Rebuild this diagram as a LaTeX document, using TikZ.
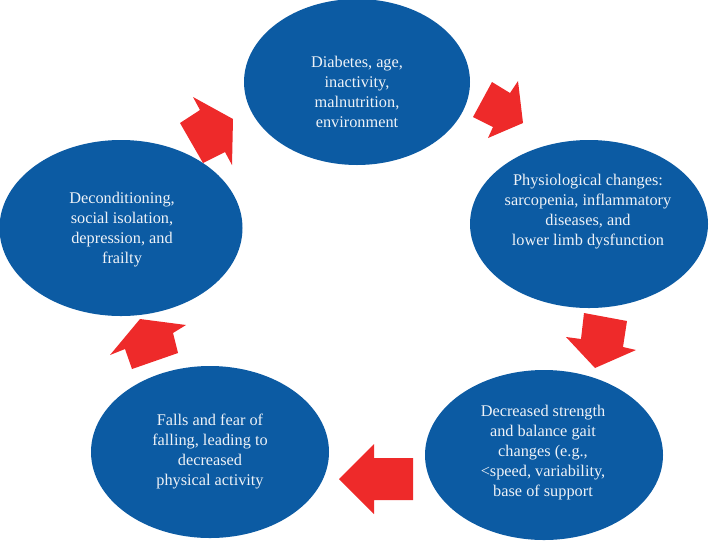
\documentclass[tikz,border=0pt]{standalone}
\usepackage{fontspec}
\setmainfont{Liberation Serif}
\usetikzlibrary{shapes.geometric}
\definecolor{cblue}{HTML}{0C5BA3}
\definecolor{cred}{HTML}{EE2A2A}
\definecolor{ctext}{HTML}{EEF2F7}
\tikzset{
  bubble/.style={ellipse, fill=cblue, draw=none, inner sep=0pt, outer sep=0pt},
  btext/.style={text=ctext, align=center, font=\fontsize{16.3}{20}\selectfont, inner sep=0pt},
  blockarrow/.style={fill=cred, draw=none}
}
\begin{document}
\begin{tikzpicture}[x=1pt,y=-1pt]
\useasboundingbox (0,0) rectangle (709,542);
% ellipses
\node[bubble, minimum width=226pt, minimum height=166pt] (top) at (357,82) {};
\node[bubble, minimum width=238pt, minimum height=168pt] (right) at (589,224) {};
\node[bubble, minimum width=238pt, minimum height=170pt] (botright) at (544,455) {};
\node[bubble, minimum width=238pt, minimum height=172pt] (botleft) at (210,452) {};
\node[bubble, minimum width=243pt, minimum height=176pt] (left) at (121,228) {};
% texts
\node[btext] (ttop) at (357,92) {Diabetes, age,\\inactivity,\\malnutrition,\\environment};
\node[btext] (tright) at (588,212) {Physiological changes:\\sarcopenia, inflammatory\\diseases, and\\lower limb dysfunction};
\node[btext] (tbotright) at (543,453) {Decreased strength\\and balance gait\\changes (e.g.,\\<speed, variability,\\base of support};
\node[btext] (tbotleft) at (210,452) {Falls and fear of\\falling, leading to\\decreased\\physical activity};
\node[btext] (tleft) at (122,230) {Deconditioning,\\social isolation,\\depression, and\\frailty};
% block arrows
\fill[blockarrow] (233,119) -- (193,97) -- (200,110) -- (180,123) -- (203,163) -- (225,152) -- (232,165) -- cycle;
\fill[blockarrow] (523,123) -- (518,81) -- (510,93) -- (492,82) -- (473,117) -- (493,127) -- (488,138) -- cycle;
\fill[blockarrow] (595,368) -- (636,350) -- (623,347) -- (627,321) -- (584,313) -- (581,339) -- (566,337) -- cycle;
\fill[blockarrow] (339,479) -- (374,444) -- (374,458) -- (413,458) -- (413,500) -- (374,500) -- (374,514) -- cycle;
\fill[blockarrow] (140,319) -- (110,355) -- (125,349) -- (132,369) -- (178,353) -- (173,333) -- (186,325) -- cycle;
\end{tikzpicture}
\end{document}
■ ■ ■ ■ ■
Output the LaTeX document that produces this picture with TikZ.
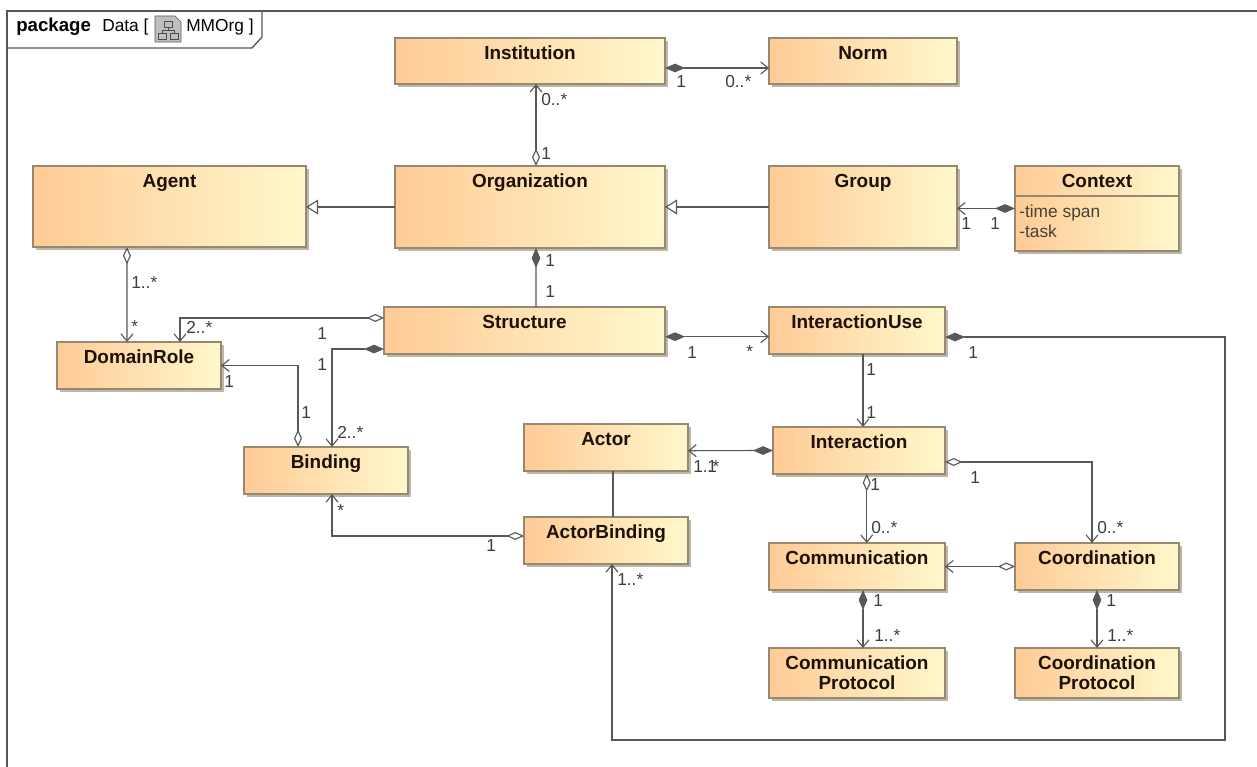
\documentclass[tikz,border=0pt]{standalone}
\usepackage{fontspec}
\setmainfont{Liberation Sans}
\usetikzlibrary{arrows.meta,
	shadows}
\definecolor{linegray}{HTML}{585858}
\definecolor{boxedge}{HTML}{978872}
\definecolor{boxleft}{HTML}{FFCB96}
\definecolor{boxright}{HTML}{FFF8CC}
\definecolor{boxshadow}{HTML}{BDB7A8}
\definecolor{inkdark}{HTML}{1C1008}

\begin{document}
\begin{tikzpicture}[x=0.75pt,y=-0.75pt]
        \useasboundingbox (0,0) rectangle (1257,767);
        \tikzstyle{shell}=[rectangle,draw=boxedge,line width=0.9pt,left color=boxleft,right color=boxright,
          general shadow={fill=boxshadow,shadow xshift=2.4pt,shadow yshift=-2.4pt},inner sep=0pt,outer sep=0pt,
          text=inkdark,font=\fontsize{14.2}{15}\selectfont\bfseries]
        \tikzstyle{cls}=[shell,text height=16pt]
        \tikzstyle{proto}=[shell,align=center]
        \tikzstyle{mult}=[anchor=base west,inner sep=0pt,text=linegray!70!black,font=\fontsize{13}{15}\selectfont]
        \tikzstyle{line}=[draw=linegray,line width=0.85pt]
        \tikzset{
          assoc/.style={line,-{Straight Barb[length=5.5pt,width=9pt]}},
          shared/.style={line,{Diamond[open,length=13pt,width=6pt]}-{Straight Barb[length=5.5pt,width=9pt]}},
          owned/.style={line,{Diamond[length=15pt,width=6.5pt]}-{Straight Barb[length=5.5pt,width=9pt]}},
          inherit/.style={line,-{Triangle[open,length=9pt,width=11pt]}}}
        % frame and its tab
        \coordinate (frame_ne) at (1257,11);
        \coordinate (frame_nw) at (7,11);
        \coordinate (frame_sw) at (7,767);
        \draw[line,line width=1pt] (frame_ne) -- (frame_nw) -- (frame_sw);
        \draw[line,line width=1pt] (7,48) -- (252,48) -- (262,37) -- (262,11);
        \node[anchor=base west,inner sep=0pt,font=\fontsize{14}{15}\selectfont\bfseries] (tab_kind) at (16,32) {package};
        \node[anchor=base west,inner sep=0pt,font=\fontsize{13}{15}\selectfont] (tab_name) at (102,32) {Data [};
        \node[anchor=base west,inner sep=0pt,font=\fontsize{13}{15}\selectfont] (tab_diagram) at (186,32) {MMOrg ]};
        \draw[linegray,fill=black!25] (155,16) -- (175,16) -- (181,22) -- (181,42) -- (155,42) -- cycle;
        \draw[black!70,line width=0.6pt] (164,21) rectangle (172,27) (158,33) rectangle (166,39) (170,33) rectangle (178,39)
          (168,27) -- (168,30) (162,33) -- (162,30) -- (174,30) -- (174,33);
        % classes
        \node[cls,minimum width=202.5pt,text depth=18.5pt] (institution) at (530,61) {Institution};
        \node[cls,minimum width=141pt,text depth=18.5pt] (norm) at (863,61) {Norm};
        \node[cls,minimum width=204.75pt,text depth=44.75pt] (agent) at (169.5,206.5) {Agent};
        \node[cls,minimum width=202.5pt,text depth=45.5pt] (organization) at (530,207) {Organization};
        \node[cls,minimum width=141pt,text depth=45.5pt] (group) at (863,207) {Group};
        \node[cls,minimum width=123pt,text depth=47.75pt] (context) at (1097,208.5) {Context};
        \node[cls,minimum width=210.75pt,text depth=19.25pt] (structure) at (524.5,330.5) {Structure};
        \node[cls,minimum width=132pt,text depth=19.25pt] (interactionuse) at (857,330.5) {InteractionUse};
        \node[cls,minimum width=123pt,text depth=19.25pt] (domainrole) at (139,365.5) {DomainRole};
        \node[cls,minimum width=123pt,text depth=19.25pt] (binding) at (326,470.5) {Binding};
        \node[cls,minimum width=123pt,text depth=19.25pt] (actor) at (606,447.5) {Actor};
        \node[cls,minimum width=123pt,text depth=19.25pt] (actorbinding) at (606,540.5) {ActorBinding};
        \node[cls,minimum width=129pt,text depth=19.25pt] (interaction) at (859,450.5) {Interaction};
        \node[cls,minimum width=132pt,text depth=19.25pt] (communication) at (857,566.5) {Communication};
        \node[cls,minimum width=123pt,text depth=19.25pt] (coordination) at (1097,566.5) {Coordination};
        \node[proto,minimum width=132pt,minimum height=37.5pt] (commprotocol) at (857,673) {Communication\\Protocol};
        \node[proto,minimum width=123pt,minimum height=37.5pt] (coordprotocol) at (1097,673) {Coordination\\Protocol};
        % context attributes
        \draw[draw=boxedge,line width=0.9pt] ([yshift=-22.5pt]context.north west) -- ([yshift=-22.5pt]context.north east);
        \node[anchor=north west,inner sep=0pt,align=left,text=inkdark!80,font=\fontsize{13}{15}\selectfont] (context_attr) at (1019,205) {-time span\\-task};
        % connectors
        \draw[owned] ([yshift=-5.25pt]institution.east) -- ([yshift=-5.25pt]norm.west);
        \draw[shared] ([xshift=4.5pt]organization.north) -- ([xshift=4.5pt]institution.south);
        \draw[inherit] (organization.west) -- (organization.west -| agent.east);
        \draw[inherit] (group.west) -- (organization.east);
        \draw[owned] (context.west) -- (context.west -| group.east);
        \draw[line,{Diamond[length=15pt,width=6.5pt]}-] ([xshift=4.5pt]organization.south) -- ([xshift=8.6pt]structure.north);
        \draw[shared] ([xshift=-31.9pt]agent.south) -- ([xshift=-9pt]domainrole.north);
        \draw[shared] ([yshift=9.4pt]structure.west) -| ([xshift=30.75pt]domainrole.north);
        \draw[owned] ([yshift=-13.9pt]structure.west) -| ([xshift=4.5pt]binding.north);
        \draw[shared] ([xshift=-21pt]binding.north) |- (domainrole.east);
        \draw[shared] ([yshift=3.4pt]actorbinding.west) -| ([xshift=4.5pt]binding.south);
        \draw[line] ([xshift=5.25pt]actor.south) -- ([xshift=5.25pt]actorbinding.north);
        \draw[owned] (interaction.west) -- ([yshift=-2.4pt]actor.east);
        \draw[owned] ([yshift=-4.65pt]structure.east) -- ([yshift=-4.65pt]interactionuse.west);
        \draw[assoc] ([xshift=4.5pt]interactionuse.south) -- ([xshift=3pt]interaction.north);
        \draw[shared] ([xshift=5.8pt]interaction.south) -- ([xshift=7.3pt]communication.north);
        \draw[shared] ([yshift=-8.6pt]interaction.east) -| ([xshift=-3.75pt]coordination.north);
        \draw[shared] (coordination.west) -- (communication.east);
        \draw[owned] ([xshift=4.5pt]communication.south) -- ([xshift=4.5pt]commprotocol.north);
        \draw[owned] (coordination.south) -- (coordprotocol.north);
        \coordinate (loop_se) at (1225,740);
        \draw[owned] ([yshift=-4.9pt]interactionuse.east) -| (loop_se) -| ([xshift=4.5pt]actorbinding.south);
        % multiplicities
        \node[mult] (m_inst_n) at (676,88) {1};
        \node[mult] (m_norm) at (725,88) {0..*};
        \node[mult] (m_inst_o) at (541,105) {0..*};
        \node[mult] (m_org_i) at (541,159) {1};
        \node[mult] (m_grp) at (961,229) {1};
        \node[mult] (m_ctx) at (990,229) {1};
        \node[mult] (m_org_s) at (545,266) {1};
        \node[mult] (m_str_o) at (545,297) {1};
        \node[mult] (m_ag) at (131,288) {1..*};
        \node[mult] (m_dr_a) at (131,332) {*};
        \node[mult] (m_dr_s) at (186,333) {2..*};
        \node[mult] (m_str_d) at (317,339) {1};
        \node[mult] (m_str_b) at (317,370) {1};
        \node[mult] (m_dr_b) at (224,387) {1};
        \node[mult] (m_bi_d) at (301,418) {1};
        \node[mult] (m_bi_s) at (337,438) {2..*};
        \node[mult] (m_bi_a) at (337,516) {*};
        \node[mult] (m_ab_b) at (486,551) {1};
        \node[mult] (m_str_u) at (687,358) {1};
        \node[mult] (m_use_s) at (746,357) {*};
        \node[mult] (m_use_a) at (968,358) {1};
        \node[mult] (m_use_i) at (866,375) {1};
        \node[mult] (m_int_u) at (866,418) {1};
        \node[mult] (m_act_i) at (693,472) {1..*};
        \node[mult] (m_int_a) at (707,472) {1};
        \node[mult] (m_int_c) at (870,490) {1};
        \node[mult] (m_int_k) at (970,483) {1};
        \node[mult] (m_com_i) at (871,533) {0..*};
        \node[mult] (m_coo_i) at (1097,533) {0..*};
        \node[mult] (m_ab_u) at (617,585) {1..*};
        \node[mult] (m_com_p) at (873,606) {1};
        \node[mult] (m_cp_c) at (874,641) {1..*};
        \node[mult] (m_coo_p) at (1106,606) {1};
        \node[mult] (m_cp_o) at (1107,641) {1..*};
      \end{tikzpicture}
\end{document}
■ ■ ■ ■ ■
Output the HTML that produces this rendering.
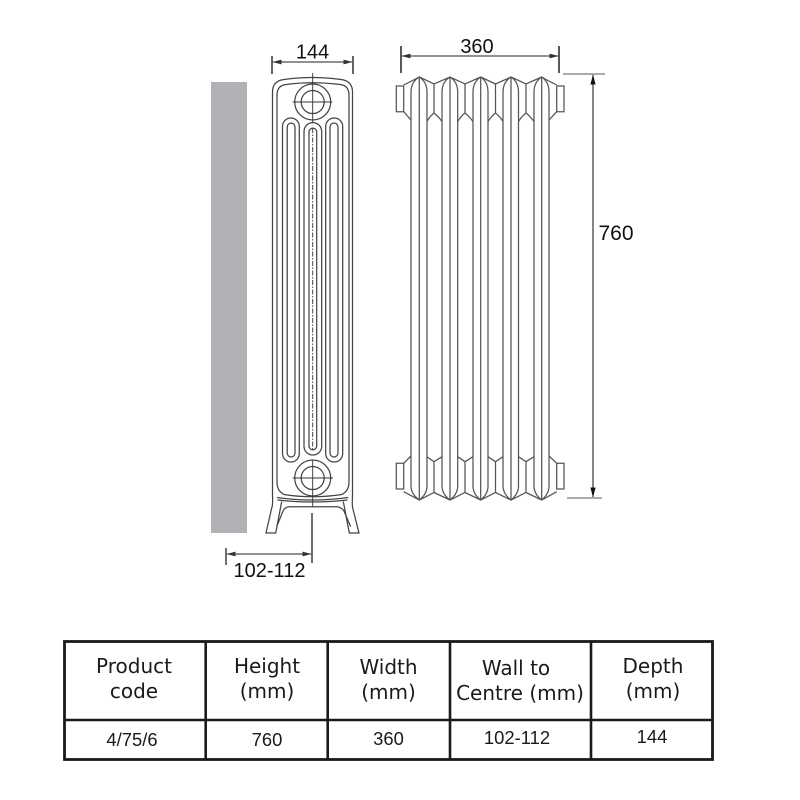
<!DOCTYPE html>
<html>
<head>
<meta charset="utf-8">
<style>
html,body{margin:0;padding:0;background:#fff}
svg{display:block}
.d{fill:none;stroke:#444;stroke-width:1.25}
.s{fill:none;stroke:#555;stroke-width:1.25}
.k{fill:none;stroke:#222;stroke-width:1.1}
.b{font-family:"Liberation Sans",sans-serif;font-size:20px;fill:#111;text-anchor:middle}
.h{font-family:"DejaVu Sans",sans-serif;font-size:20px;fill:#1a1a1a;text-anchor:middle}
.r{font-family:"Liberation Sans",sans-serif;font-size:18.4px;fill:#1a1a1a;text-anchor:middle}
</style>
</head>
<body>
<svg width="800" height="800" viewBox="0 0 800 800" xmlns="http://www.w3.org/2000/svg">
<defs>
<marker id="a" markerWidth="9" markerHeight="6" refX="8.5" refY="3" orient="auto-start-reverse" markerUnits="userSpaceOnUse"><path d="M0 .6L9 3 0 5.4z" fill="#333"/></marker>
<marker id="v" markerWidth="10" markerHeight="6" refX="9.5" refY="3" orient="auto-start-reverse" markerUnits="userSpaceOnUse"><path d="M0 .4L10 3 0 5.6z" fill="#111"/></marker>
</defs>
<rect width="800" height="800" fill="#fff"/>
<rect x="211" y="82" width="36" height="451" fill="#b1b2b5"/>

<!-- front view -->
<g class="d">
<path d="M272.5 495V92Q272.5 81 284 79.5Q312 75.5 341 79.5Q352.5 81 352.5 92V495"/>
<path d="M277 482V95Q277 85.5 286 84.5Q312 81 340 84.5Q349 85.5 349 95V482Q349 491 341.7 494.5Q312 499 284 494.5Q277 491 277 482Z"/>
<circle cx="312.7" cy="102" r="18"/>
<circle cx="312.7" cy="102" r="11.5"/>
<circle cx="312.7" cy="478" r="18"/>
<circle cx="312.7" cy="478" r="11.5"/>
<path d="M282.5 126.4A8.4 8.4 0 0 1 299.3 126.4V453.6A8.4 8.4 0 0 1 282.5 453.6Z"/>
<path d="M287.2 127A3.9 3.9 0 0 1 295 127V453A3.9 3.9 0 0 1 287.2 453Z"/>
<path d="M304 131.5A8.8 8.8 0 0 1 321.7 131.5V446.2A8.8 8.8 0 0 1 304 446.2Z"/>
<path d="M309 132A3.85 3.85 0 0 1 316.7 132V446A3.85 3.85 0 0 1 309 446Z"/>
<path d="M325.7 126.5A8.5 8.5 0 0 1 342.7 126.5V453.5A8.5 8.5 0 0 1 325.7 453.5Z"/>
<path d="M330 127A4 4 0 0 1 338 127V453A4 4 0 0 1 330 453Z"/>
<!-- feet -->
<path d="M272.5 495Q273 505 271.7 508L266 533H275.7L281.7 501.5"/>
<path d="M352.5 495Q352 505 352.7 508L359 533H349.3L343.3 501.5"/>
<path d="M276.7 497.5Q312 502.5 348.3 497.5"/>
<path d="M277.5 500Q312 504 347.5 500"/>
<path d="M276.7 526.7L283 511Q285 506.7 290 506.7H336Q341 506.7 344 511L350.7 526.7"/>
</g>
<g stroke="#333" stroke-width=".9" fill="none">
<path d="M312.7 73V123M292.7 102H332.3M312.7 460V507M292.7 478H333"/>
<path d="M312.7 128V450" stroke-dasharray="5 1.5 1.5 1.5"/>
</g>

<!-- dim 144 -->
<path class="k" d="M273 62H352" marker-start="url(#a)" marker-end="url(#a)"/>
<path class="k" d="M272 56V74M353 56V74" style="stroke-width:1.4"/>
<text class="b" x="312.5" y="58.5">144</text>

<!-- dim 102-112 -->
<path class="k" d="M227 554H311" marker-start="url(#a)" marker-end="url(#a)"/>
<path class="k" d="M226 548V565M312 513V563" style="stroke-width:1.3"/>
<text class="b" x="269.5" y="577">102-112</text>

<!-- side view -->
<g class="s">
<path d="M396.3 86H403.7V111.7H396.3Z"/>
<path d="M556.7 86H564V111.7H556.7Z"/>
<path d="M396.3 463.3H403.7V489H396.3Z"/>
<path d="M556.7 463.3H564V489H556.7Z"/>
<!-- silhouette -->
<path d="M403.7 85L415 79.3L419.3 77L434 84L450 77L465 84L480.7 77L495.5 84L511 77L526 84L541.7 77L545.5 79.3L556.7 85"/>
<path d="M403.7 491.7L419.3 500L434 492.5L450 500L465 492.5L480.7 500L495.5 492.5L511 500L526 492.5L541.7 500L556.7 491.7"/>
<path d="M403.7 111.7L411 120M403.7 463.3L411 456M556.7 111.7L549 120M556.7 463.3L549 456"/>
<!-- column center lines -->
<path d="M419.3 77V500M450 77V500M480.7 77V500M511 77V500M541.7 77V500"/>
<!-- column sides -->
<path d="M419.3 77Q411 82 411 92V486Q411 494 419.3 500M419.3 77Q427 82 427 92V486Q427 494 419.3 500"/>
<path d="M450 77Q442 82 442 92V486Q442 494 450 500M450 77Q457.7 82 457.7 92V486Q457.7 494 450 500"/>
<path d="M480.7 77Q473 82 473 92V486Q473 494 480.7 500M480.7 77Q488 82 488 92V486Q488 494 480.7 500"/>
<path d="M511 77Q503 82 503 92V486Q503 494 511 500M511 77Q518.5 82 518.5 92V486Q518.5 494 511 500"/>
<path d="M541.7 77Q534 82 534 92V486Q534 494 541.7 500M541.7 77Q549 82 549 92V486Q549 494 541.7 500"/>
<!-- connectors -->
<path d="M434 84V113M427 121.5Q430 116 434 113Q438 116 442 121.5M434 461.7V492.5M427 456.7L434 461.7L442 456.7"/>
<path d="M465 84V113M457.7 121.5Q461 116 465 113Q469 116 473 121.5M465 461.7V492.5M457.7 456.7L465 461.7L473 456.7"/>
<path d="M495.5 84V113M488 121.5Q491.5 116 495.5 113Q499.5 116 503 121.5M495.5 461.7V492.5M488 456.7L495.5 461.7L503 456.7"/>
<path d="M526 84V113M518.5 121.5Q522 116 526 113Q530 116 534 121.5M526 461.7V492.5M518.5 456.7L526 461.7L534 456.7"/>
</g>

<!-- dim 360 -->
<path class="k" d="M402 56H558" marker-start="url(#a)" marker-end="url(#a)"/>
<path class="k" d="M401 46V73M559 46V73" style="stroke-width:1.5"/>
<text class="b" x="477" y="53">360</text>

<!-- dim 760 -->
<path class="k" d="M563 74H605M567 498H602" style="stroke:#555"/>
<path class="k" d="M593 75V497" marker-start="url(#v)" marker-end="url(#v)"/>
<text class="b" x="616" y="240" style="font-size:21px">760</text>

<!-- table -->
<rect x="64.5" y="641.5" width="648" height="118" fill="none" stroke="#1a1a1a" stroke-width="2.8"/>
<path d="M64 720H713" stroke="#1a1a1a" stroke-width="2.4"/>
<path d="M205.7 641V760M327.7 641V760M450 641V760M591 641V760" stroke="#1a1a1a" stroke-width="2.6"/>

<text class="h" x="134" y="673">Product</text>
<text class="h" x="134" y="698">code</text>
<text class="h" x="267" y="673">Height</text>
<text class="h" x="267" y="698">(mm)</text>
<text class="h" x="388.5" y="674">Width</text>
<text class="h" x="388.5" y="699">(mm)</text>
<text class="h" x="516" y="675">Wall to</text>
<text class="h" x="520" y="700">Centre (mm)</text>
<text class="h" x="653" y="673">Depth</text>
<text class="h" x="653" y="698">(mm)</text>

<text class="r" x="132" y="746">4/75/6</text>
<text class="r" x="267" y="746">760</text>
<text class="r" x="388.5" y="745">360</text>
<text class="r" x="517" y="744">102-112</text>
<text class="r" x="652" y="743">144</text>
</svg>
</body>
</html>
■ ■ ■ ■ ■
__What you will do__: Copy out every line where the word "produces" occurs.

__Exercise answer__:
Output the LaTeX document that produces this picture with TikZ.
Output the HTML that produces this rendering.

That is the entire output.